Maybe it depends on intention.

For example, on Stack Exchange

  • A permitted/expected reasons for using a different name is for anonymity -- for example if you're a well-known user on a site, and you want to ask or answer a question without other people knowing it's "you".

    In that case perhaps it's not intention to deceive, it's just the more well-known persona keeping quiet (which isn't a lie), with the question being asked or answered by another persona (also not a lie).

  • Or there are some forbidden reasons for using several accounts:

    • When one account up-votes another, or even answers a question asked by the first
    • Or when one account is suspended, and you use another account to avoid the suspension

One of these is harmless concealment of identity; the other is "breaking rules" or "avoiding restrictions" which the site implements to try to guide the behaviour of users (e.g. "don't upvote your own posts").

Perhaps the difference is subtle but I suppose that's the answer. This answer says that the essense of the fourth precept is the intention to deceive.

  • Thanks for the link, the answers given were of high qualities. Yes, intention is the key. If using multiple accounts with the intent to circumvent account restrictions, rules on upvoting own question or answer or to repeat upvote/downvote i.e. restrictions placed on a single account then it is an unskillful intention.
    – Desmon
    Mar 1 at 2:07

The suttas say about false speech:

He speaks falsehood. If he is summoned to a council, to an assembly, to his relatives’ presence, to his guild, or to the court, and questioned as a witness thus: ‘So, good man, tell what you know,’ then, not knowing, he says, ‘I know,’ or knowing, he says, ‘I do not know’; not seeing, he says, ‘I see,’ or seeing, he says, ‘I do not see.’ Thus he consciously speaks falsehood for his own ends, or for another’s ends, or for some trifling worldly end.

AN 10.211

In the Aṅgulimāla Sutta, the Buddha performed a feat of psychic power:

Then the Lord performed such a wonder of psychic power that the robber Aṅgulimāla, although walking with all his strength, was not able to catch up with the Lord who was walking at an ordinary pace.
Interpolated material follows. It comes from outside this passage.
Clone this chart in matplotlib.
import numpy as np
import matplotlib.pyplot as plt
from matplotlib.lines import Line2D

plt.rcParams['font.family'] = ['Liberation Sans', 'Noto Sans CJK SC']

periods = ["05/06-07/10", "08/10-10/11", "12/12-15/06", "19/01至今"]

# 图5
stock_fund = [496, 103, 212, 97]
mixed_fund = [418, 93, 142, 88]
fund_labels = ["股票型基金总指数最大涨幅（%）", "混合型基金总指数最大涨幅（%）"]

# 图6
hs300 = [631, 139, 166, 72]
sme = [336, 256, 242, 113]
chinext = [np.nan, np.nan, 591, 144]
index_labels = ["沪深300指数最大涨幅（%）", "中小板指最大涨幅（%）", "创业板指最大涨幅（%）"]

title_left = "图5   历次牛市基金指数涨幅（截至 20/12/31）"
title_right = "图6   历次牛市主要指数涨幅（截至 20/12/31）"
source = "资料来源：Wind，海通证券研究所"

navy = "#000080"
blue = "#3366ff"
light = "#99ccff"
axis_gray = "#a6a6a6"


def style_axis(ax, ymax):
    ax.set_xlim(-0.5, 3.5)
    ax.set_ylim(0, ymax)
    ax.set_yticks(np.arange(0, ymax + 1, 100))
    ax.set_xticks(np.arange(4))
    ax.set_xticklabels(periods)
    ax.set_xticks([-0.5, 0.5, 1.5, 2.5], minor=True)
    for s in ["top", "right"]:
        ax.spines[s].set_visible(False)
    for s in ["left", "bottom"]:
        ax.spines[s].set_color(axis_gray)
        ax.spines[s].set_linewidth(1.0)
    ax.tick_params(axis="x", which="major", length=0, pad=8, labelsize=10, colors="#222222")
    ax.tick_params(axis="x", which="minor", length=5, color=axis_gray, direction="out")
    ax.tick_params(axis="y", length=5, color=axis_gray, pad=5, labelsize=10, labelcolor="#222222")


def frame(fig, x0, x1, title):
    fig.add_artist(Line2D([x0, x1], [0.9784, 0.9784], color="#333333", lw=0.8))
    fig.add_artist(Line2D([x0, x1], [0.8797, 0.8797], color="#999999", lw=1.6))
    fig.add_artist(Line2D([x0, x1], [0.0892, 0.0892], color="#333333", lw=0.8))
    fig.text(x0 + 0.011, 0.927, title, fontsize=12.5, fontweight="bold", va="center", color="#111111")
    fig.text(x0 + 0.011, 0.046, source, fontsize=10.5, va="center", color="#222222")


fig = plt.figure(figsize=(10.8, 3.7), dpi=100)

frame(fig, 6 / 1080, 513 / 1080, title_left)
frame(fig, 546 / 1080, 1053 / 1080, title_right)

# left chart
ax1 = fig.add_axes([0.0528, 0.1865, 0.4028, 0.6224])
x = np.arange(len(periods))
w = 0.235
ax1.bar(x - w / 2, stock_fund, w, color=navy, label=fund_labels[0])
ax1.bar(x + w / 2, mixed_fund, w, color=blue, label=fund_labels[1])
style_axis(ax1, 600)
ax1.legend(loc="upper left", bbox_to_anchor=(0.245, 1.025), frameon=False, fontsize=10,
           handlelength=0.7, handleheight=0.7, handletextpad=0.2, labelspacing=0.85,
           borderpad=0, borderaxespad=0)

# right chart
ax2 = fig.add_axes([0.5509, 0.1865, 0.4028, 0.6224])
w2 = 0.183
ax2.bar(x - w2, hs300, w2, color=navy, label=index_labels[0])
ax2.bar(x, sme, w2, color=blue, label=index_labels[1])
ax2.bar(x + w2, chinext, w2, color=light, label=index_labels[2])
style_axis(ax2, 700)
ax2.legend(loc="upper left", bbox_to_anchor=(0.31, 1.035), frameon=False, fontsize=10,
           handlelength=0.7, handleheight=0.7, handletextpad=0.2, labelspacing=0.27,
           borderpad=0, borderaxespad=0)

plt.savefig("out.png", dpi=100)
Similarly, there is a story, somewhere, about a lady who was romantically in love with the Buddha therefore the Buddha performed a feat of psychic power causing his physical appearance to gradually age, which resulted in the lust of the lady dissolving.

A Mahayana webpage says:

In the Universal Gate Chapter, Bodhisattva Guanyin (Bodhisattva Avalokitesvara, in Sanskrit) transformed into different manifestations in accordance with different causes and conditions. Bodhisattva Guanyin has 33 different kinds of manifestations, including taking the form of sacred entities, devas, humans, the fourfold assembly, women, young boys and girls, the eightfold assembly, and vajrapani deities. Bodhisattva Guanyin transforms into various kinds of manifestations, using skillful means to attune to different sentient beings' temperaments and needs.

Why does Bodhisattva Guanyin often manifest into a female form, if he has a myriad amount of manifestations?

In conclusion, the Buddha performing physical impersonations with psychic powers is not related to false speech because the impersonation is a physical & mental action and not a verbal action. The same applies to Bodhisattva who manifest various forms for the sake of saving sentient beings from from wrong views that lead to hell or animal birth.